Tableau, a provider of business intelligence and analytics software, is working with capital markets participants to achieve priorities of driving customer growth, ensuring regulatory compliance, using data analytics for business insight, and identifying operational efficiencies. Most recently, it has added business science to its capabilities, democratising data science and providing business users and analysts with predictive analytics and AI tools.
The company was established in California in 2003 and acquired by Salesforce for $15.7 billion in 2019. It offers analytics solutions for many industry sectors including financial services, but notes that in all cases its mission is to help firms empower their employees to make decisions based on data.
Zaheera Valani, vice president of software engineering at Tableau, says: “Tableau has revolutionised self-service analytics, allowing business users to ask questions and get answers from data.”
While business access to data for analytics is key to Tableau’s offer, it is backed up by data governance and IT. Valani explains: “Tableau is not just about self-service analytics or data governance, it is about both. It gives IT control and visibility to govern data, and empowers business analytics.”
Data preparation including data quality, automation, scheduling and delivery is also an important part of the stack, which builds up from data access to data preparation, governance, content discovery, analytics, and collaboration, the whole wrapped up in security and compliance, and offering extensibility and API access to data sources and third-party tools. The platform manages both structured and unstructured data, and can be deployed on premise, as software-as-a-service (SaaS), or in the public cloud.

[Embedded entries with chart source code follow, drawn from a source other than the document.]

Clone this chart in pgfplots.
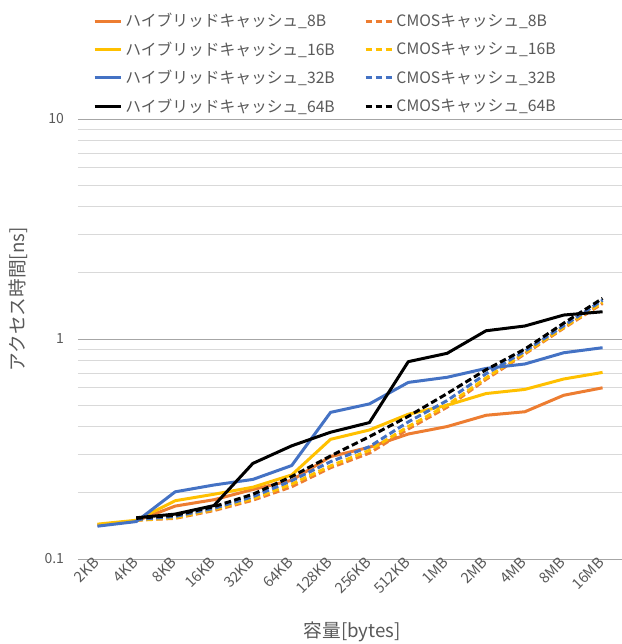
\documentclass[border=0pt]{standalone}
\usepackage{fontspec}
\setmainfont{Noto Sans CJK JP}
\usepackage{pgfplots}
\pgfplotsset{compat=1.18}
\usepackage{pgfplotstable}
\definecolor{cOr}{HTML}{ED7D31}
\definecolor{cYe}{HTML}{FFC000}
\definecolor{cBl}{HTML}{4472C4}
\definecolor{cBk}{HTML}{000000}
\definecolor{txt}{HTML}{595959}
\definecolor{gmaj}{HTML}{A6A6A6}
\definecolor{gmin}{HTML}{D9D9D9}

\pgfplotstableread{
x h8 c8 h16 c16 h32 c32 h64 c64
0 0.143 nan 0.144 nan 0.141 nan nan nan
1 0.149 0.150 0.150 0.150 0.148 0.151 0.154 0.153
2 0.174 0.153 0.184 0.154 0.202 0.156 0.160 0.158
3 0.186 0.166 0.197 0.168 0.217 0.170 0.175 0.173
4 0.207 0.185 0.212 0.188 0.230 0.192 0.272 0.197
5 0.228 0.213 0.241 0.219 0.266 0.227 0.327 0.237
6 0.292 0.260 0.350 0.265 0.464 0.277 0.377 0.294
7 0.322 0.303 0.386 0.312 0.507 0.324 0.417 0.360
8 0.370 0.390 0.455 0.400 0.635 0.420 0.789 0.445
9 0.400 0.490 0.500 0.500 0.670 0.525 0.861 0.565
10 0.450 0.655 0.565 0.665 0.735 0.695 1.090 0.725
11 0.467 0.855 0.590 0.865 0.770 0.880 1.146 0.900
12 0.555 1.120 0.658 1.130 0.866 1.150 1.285 1.180
13 0.600 1.450 0.705 1.470 0.913 1.500 1.330 1.530
}\data

\newcommand{\lw}[1]{\makebox[177pt][l]{#1}}

\begin{document}
\begin{tikzpicture}
\path[use as bounding box] (-58.5pt,-63.75pt) rectangle (408pt,419.25pt);
\begin{axis}[
  scale only axis, width=408pt, height=330pt,
  at={(0,0)}, anchor=south west,
  ymode=log, ymin=0.1, ymax=10,
  xmin=-0.5, xmax=13.5,
  xtick={0,...,13},
  xticklabels={2KB,4KB,8KB,16KB,32KB,64KB,128KB,256KB,512KB,1MB,2MB,4MB,8MB,16MB},
  ytick={0.1,1,10}, yticklabels={0.1,1,10},
  minor ytick={0.2,0.3,0.4,0.5,0.6,0.7,0.8,0.9,2,3,4,5,6,7,8,9},
  ymajorgrids, yminorgrids,
  major grid style={color=gmaj, line width=0.75pt},
  minor grid style={color=gmin, line width=0.75pt},
  axis line style={draw=none},
  major tick style={draw=none}, minor tick style={draw=none},
  xticklabel style={rotate=45, anchor=east, font=\fontsize{11}{13}\selectfont, text=txt, inner sep=1pt},
  yticklabel style={font=\fontsize{10.5}{12}\selectfont, text=txt, xshift=-7pt},
  xlabel={容量[bytes]}, ylabel={アクセス時間[ns]},
  xlabel style={font=\fontsize{14}{16}\selectfont, text=txt, at={(axis description cs:0.504,-0.166)}, anchor=center},
  ylabel style={font=\fontsize{14}{16}\selectfont, text=txt, at={(axis description cs:-0.11,0.59)}, anchor=center, rotate=0},
  legend columns=2,
  legend style={draw=none, fill=none, at={(axis description cs:0.02,1.253)}, anchor=north west,
    font=\fontsize{11.8}{13}\selectfont, text=txt, column sep=0pt, row sep=5.7pt,
    nodes={inner sep=2pt}},
  legend cell align=left,
  legend image code/.code={\draw[#1] (0pt,0pt) -- (20pt,0pt);},
  every axis plot/.append style={line width=2.25pt, line join=round},
  unbounded coords=jump,
]
\addplot[cOr, no markers] table[x=x,y=h8]{\data};
\addlegendentry{\lw{ハイブリッドキャッシュ\_8B}}
\addplot[cOr, no markers, dash pattern=on 5pt off 2.5pt] table[x=x,y=c8]{\data};
\addlegendentry{CMOSキャッシュ\_8B}
\addplot[cYe, no markers] table[x=x,y=h16]{\data};
\addlegendentry{\lw{ハイブリッドキャッシュ\_16B}}
\addplot[cYe, no markers, dash pattern=on 5pt off 2.5pt] table[x=x,y=c16]{\data};
\addlegendentry{CMOSキャッシュ\_16B}
\addplot[cBl, no markers] table[x=x,y=h32]{\data};
\addlegendentry{\lw{ハイブリッドキャッシュ\_32B}}
\addplot[cBl, no markers, dash pattern=on 5pt off 2.5pt] table[x=x,y=c32]{\data};
\addlegendentry{CMOSキャッシュ\_32B}
\addplot[cBk, no markers] table[x=x,y=h64]{\data};
\addlegendentry{\lw{ハイブリッドキャッシュ\_64B}}
\addplot[cBk, no markers, dash pattern=on 5pt off 2.5pt] table[x=x,y=c64]{\data};
\addlegendentry{CMOSキャッシュ\_64B}
\end{axis}
\end{tikzpicture}
\end{document}
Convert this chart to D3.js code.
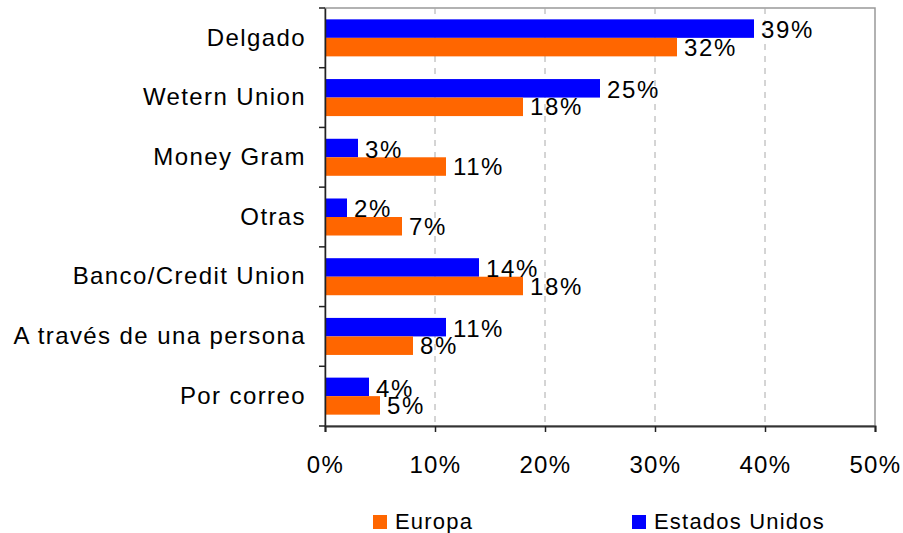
<!DOCTYPE html>
<html><head><meta charset="utf-8">
<script src="https://cdn.jsdelivr.net/npm/d3@7"></script>
<style>body{margin:0;background:#fff;}svg{display:block;font-family:"Liberation Sans",Arial,sans-serif;}</style>
</head><body><svg id="c" width="903" height="533"></svg>
<script>
const categories = ["Delgado","Wetern Union","Money Gram","Otras","Banco/Credit Union","A través de una persona","Por correo"];
const estadosUnidos = [39,25,3,2,14,11,4];
const europa = [32,18,11,7,18,8,5];
const xTicks = [0,10,20,30,40,50];
const seriesNames = ["Europa","Estados Unidos"];
const colors = {eu:"#0000ff", europa:"#ff6600"};

const svg = d3.select("#c");
const L=325,R=875,T=8,B=426;
const FS=24, LS="1.4px";
const x = d3.scaleLinear().domain([0,50]).range([L,R]);
const y = d3.scaleBand().domain(categories).range([T,B]).paddingInner(0.38).paddingOuter(0.19);

// plot border
svg.append("rect").attr("x",L).attr("y",T).attr("width",R-L).attr("height",B-T)
  .attr("fill","none").attr("stroke","#999").attr("stroke-width",1.5);
// grid
svg.selectAll(".grid").data(xTicks.slice(1,-1)).join("line")
  .attr("x1",d=>x(d)).attr("x2",d=>x(d)).attr("y1",T).attr("y2",B)
  .attr("stroke","#aaa").attr("stroke-dasharray","6,6").attr("stroke-width",1);

const bh = y.bandwidth()/2;
const g = svg.append("g");
g.selectAll(".b1").data(categories).join("rect")
  .attr("x",x(0)).attr("y",d=>y(d)).attr("width",(d,i)=>x(estadosUnidos[i])-x(0)).attr("height",bh)
  .attr("fill",colors.eu);
g.selectAll(".b2").data(categories).join("rect")
  .attr("x",x(0)).attr("y",d=>y(d)+bh).attr("width",(d,i)=>x(europa[i])-x(0)).attr("height",bh)
  .attr("fill",colors.europa);

// axes
const yAxis = d3.axisLeft(y).tickSize(0).tickPadding(19);
const ya = svg.append("g").attr("transform",`translate(${L},0)`).call(yAxis);
ya.select(".domain").attr("stroke","#222").attr("stroke-width",1.5);
ya.selectAll("text").attr("font-size",FS).attr("letter-spacing",LS).attr("fill","#000").attr("font-family","Liberation Sans, Arial, sans-serif");
// category boundary ticks
const bounds = categories.map(c=>y(c)-y.step()*y.paddingInner()/2).concat([B]);
svg.selectAll(".ytk").data(bounds).join("line")
  .attr("x1",L-6).attr("x2",L).attr("y1",d=>d).attr("y2",d=>d).attr("stroke","#222").attr("stroke-width",1.5);

const xAxis = d3.axisBottom(x).tickValues(xTicks).tickFormat(d=>d+"%").tickSize(6).tickPadding(24);
const xa = svg.append("g").attr("transform",`translate(0,${B})`).call(xAxis);
xa.select(".domain").attr("stroke","#333").attr("stroke-width",2);
xa.selectAll("line").attr("stroke","#222").attr("stroke-width",1.5);
xa.selectAll("text").attr("font-size",FS).attr("letter-spacing",LS).attr("fill","#000").attr("font-family","Liberation Sans, Arial, sans-serif");

// value labels
const lab = svg.append("g").attr("font-size",FS).attr("letter-spacing","1.6px").attr("fill","#000");
lab.selectAll(".l1").data(categories).join("text")
  .attr("x",(d,i)=>x(estadosUnidos[i])+7).attr("y",d=>y(d)+bh/2+1).attr("dy","0.36em")
  .text((d,i)=>estadosUnidos[i]+"%");
lab.selectAll(".l2").data(categories).join("text")
  .attr("x",(d,i)=>x(europa[i])+7).attr("y",d=>y(d)+bh*1.5).attr("dy","0.36em")
  .text((d,i)=>europa[i]+"%");

// legend
const legX = [373,632], legC=[colors.europa,colors.eu];
const lg = svg.selectAll(".leg").data(seriesNames).join("g").attr("transform",(d,i)=>`translate(${legX[i]},515)`);
lg.append("rect").attr("width",14).attr("height",14).attr("fill",(d,i)=>legC[i]);
lg.append("text").attr("x",22).attr("y",14).attr("font-size",22).attr("letter-spacing","1.2px").attr("fill","#000").text(d=>d);
</script></body></html>
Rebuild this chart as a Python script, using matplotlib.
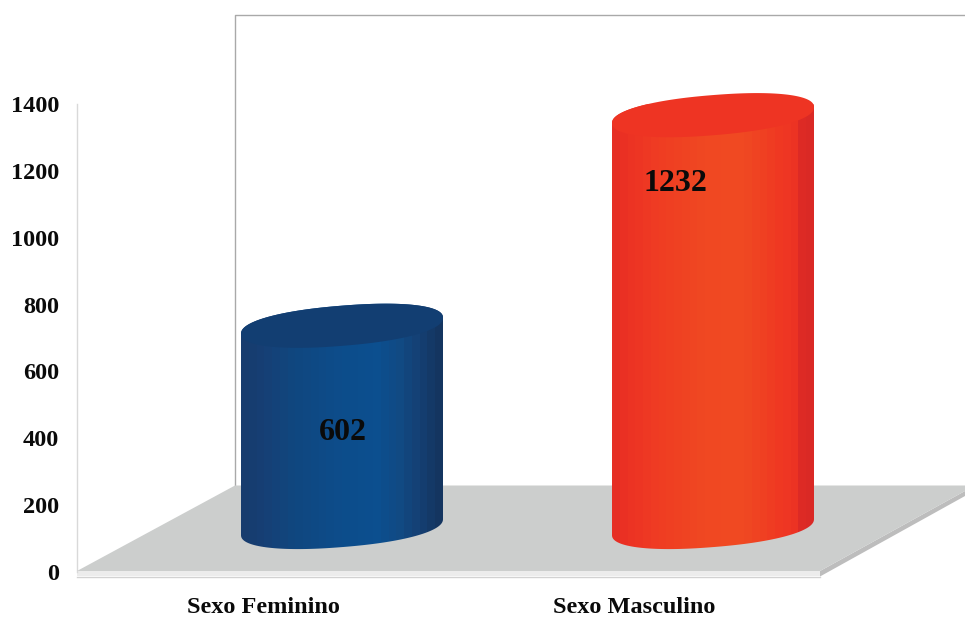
import numpy as np
import matplotlib
matplotlib.use("Agg")
import matplotlib.pyplot as plt
from matplotlib.patches import Polygon
from matplotlib.colors import LinearSegmentedColormap
from matplotlib.transforms import Affine2D

# ---- data ----
categories = ["Sexo Feminino", "Sexo Masculino"]
values = [602, 1232]
y_ticks = [0, 200, 400, 600, 800, 1000, 1200, 1400]

# ---- style ----
W, H = 965, 619
FONT = "Liberation Serif"
body_stops = [
    [(0.0, "#173c6e"), (0.1, "#163f75"), (0.25, "#10477f"), (0.5, "#0d4d8b"), (0.68, "#0c4f8f"),
     (0.8, "#114a83"), (0.9, "#153f73"), (1.0, "#143560")],
    [(0.0, "#e62e24"), (0.06, "#ec3223"), (0.2, "#ef3b23"), (0.45, "#f04822"), (0.65, "#f04a22"),
     (0.85, "#ef3823"), (0.95, "#ec3224"), (0.955, "#de2b25"), (1.0, "#da2925")],
]
top_colors = ["#123e72", "#ee3423"]
label_offsets_px = [(0.5, 107), (-38, 68)]

AX_L, AX_T, AX_B = 77, 104, 572
X0_PX, X_STEP_PX = 263, 371
DEPTH_X_PX, DEPTH_Y_PX = 79, 45
RX_PX, RY_PX, SKEW_PX = 101, 20.5, 8
ROUND = 0.9  # slightly blunter than a true ellipse, as in the original shape

fig = plt.figure(figsize=(W / 100, H / 100), dpi=100, facecolor="white")
ax = fig.add_axes([AX_L / W, (H - AX_B) / H, (W - AX_L) / W, (AX_B - AX_T) / H])
ax.patch.set_visible(False)
xlim = ((AX_L - X0_PX) / X_STEP_PX, (W - X0_PX) / X_STEP_PX)
ylim = (0, 1400)
unit_y = 1400 / (AX_B - AX_T)

# decorations in image pixel coordinates (origin top-left)
px = Affine2D().scale(1, -1).translate(0, H)


def deco(points, color, z):
    ax.add_patch(Polygon(points, closed=True, facecolor=color, edgecolor="none",
                         transform=px, zorder=z, clip_on=False))


ax.plot([235.2, 235.2, 965], [486, 15.3, 15.3], color="#a9a9a9", lw=1.0,
        transform=px, zorder=1, clip_on=False)
deco([(77, 571), (820, 571), (820, 576), (77, 576)], "#ececec", 2)
ax.plot([77, 820], [576.5, 576.5], color="#d2d2d2", lw=1, transform=px, zorder=2, clip_on=False)
deco([(820, 571), (965, 491), (965, 496), (820, 576.5)], "#bdbdbd", 2)
deco([(77, 571), (235, 485.5), (965, 485.5), (965, 491), (820, 571)], "#cccecd", 3)

# cylinders
theta_upper = np.linspace(np.pi, 0, 120)
theta_lower = np.linspace(0, -np.pi, 120)
dx = DEPTH_X_PX / X_STEP_PX
rx = RX_PX / X_STEP_PX
ry = RY_PX * unit_y
skew = SKEW_PX * unit_y
base = DEPTH_Y_PX * unit_y


def ellipse(cx, cy, t):
    c, s = np.cos(t), np.sin(t)
    c2 = np.sign(c) * np.abs(c) ** ROUND
    s2 = np.sign(s) * np.abs(s) ** ROUND
    return np.column_stack([cx + rx * c2, cy + ry * s2 * 0.98 + skew * c2])


for i, val in enumerate(values):
    cx = i + dx
    top_y, bot_y = base + val, base
    outline = np.vstack([ellipse(cx, top_y, theta_upper), ellipse(cx, bot_y, theta_lower)])
    clip = Polygon(outline, closed=True, transform=ax.transData, facecolor="none", edgecolor="none")
    ax.add_patch(clip)
    cmap = LinearSegmentedColormap.from_list(f"body{i}", body_stops[i], N=26)
    im = ax.imshow(np.linspace(0, 1, 26)[None, :], cmap=cmap, aspect="auto",
                   extent=(cx - rx, cx + rx, bot_y - 2 * ry, top_y + 2 * ry),
                   interpolation="nearest", zorder=5)
    im.set_clip_path(clip)
    ax.add_patch(Polygon(ellipse(cx, top_y, np.linspace(0, 2 * np.pi, 240)), closed=True,
                         facecolor=top_colors[i], edgecolor="none", zorder=6, clip_on=False))
    ox, oy = label_offsets_px[i]
    ax.text(cx + ox / X_STEP_PX, top_y - oy * unit_y, str(val), ha="center", va="center",
            family=FONT, weight="bold", fontsize=23, color="#0a0a0a", zorder=7)

# axes
ax.set_xlim(*xlim)
ax.set_ylim(*ylim)
ax.set_xticks(range(len(categories)), categories)
ax.set_yticks(y_ticks)
ax.tick_params(axis="both", length=0)
ax.tick_params(axis="y", pad=13)
ax.tick_params(axis="x", pad=18)
for lab in ax.get_xticklabels() + ax.get_yticklabels():
    lab.set_family(FONT)
    lab.set_weight("bold")
    lab.set_color("#0a0a0a")
for lab in ax.get_yticklabels():
    lab.set_fontsize(17.5)
for lab in ax.get_xticklabels():
    lab.set_fontsize(17.5)
for s in ["top", "right", "bottom"]:
    ax.spines[s].set_visible(False)
ax.spines["left"].set_color("#d9d9d9")
ax.spines["left"].set_linewidth(1.0)

fig.savefig("out.png", dpi=100)
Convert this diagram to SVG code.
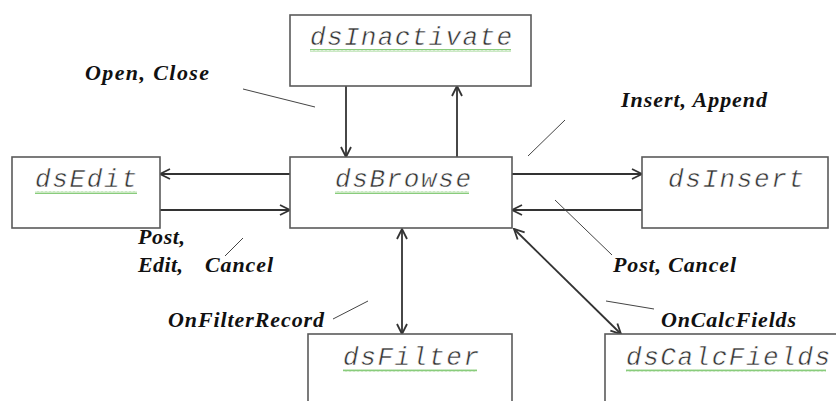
<svg xmlns="http://www.w3.org/2000/svg" width="836" height="401" viewBox="0 0 836 401">
<style>
.box{fill:#fff;stroke:#5a5a5a;stroke-width:1.6}
.nt{font-family:"Liberation Mono","Courier New",monospace;font-style:italic;font-size:26px;fill:#333;stroke:#fff;stroke-width:0.5}
.lb{font-family:"Liberation Serif","Times New Roman",serif;font-style:italic;font-weight:bold;font-size:22px;fill:#111}
.ar{stroke:#333;stroke-width:1.8;fill:none}
.ld{stroke:#444;stroke-width:1;fill:none}
.sq{fill:url(#squig)}
</style>
<defs>
<marker id="ah" viewBox="0 0 12 12" refX="11" refY="6" markerWidth="12" markerHeight="12" markerUnits="userSpaceOnUse" orient="auto-start-reverse">
<path d="M1,1 L11,6 L1,11" fill="none" stroke="#333" stroke-width="1.8"/>
</marker>
<pattern id="squig" width="4" height="3" patternUnits="userSpaceOnUse">
<path d="M0,2.5 L1,0.5 L2,2.5 L3,0.5 L4,2.5" fill="none" stroke="#6bbf5a" stroke-width="0.8"/>
</pattern>
</defs>
<rect width="836" height="401" fill="#fff"/>

<g id="connectors">
<line class="ar" x1="346" y1="86" x2="346" y2="157" marker-end="url(#ah)"/>
<line class="ar" x1="457" y1="157" x2="457" y2="86" marker-end="url(#ah)"/>
<line class="ar" x1="290" y1="174" x2="160" y2="174" marker-end="url(#ah)"/>
<line class="ar" x1="160" y1="210" x2="290" y2="210" marker-end="url(#ah)"/>
<line class="ar" x1="512" y1="174" x2="642" y2="174" marker-end="url(#ah)"/>
<line class="ar" x1="642" y1="210" x2="512" y2="210" marker-end="url(#ah)"/>
<line class="ar" x1="402" y1="229" x2="402" y2="334" marker-start="url(#ah)" marker-end="url(#ah)"/>
<line class="ar" x1="514" y1="229" x2="621" y2="334" marker-start="url(#ah)" marker-end="url(#ah)"/>
<line class="ld" x1="243" y1="89" x2="315" y2="107"/>
<line class="ld" x1="565" y1="120" x2="528" y2="156"/>
<line class="ld" x1="243" y1="238" x2="225" y2="256"/>
<line class="ld" x1="555" y1="200" x2="612" y2="255"/>
<line class="ld" x1="368" y1="301" x2="333" y2="319"/>
<line class="ld" x1="606" y1="301" x2="654" y2="309"/>
</g>

<g id="dsInactivate">
<rect class="box" x="290" y="15" width="241" height="71"/>
<text class="nt" x="310" y="45" textLength="202" lengthAdjust="spacing">dsInactivate</text>
<rect class="sq" x="310" y="49" width="201" height="3"/>
</g>
<g id="dsEdit">
<rect class="box" x="12" y="157" width="148" height="71"/>
<text class="nt" x="35" y="187" textLength="102" lengthAdjust="spacing">dsEdit</text>
<rect class="sq" x="35" y="191" width="102" height="3"/>
</g>
<g id="dsBrowse">
<rect class="box" x="290" y="157" width="222" height="71"/>
<text class="nt" x="335" y="187" textLength="136" lengthAdjust="spacing">dsBrowse</text>
<rect class="sq" x="335" y="191" width="134" height="3"/>
</g>
<g id="dsInsert">
<rect class="box" x="642" y="157" width="186" height="71"/>
<text class="nt" x="668" y="187" textLength="136" lengthAdjust="spacing">dsInsert</text>
</g>
<g id="dsFilter">
<rect class="box" x="308" y="334" width="204" height="80"/>
<text class="nt" x="343" y="365" textLength="136" lengthAdjust="spacing">dsFilter</text>
<rect class="sq" x="343" y="369" width="134" height="3"/>
</g>
<g id="dsCalcFields">
<rect class="box" x="605" y="334" width="240" height="80"/>
<text class="nt" x="626" y="365" textLength="204" lengthAdjust="spacing">dsCalcFields</text>
<rect class="sq" x="626" y="369" width="200" height="3"/>
</g>

<g id="labels">
<text class="lb" x="85" y="80" textLength="124" lengthAdjust="spacing">Open,  Close</text>
<text class="lb" x="621" y="107" textLength="146" lengthAdjust="spacing">Insert, Append</text>
<text class="lb" x="138" y="244" textLength="47" lengthAdjust="spacing">Post,</text>
<text class="lb" x="138" y="272" textLength="45" lengthAdjust="spacing">Edit,</text>
<text class="lb" x="205" y="272" textLength="68" lengthAdjust="spacing">Cancel</text>
<text class="lb" x="613" y="272" textLength="123" lengthAdjust="spacing">Post, Cancel</text>
<text class="lb" x="168" y="327" textLength="156" lengthAdjust="spacing">OnFilterRecord</text>
<text class="lb" x="661" y="327" textLength="135" lengthAdjust="spacing">OnCalcFields</text>
</g>
</svg>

Among Tableau’s financial services users are JPMorgan Chase, which selected Tableau to keep up with rapid industry changes and better optimise for business success. In a highly regulated environment, IT first established enterprise governance that balanced data access and compliance. The solution initially supported about 400 users in 2011 and has since been extended to nearly 30,000 users, saving thousands of manual work hours.
Valani says: “Tableau is about flexibility and choice. It provides any data, for any use, anywhere. You can deploy the platform to suit your business, choose data and connect to analytics and other third-party tools such as MuleSoft, which simplifies the integration of Tableau into a company’s data environment. It is easy to use and puts data front and centre of where decisions are made.”
The addition of business science to the Tableau platform democratises data science and puts its capabilities in the hands of business users and analysts. Data science teams working with machine learning and AI are still important to mission critical and highly scalable problems, but Tableau suggests there are also business decisions that rely on experience and knowledge, in addition to data, that can benefit from applying advanced analysis techniques. With this in mind, Tableau business science minimises trade-offs between extreme precision and control versus time to insight, and provides the ability to take action on insights while they are still relevant.
Valani comments: “By giving business users and analysts access to predictive analytics and AI tools, business science supports faster and more confident decisions.” Looking forward, she adds: “We will continue to develop analytics powered by AI for any person, using any data, anywhere.”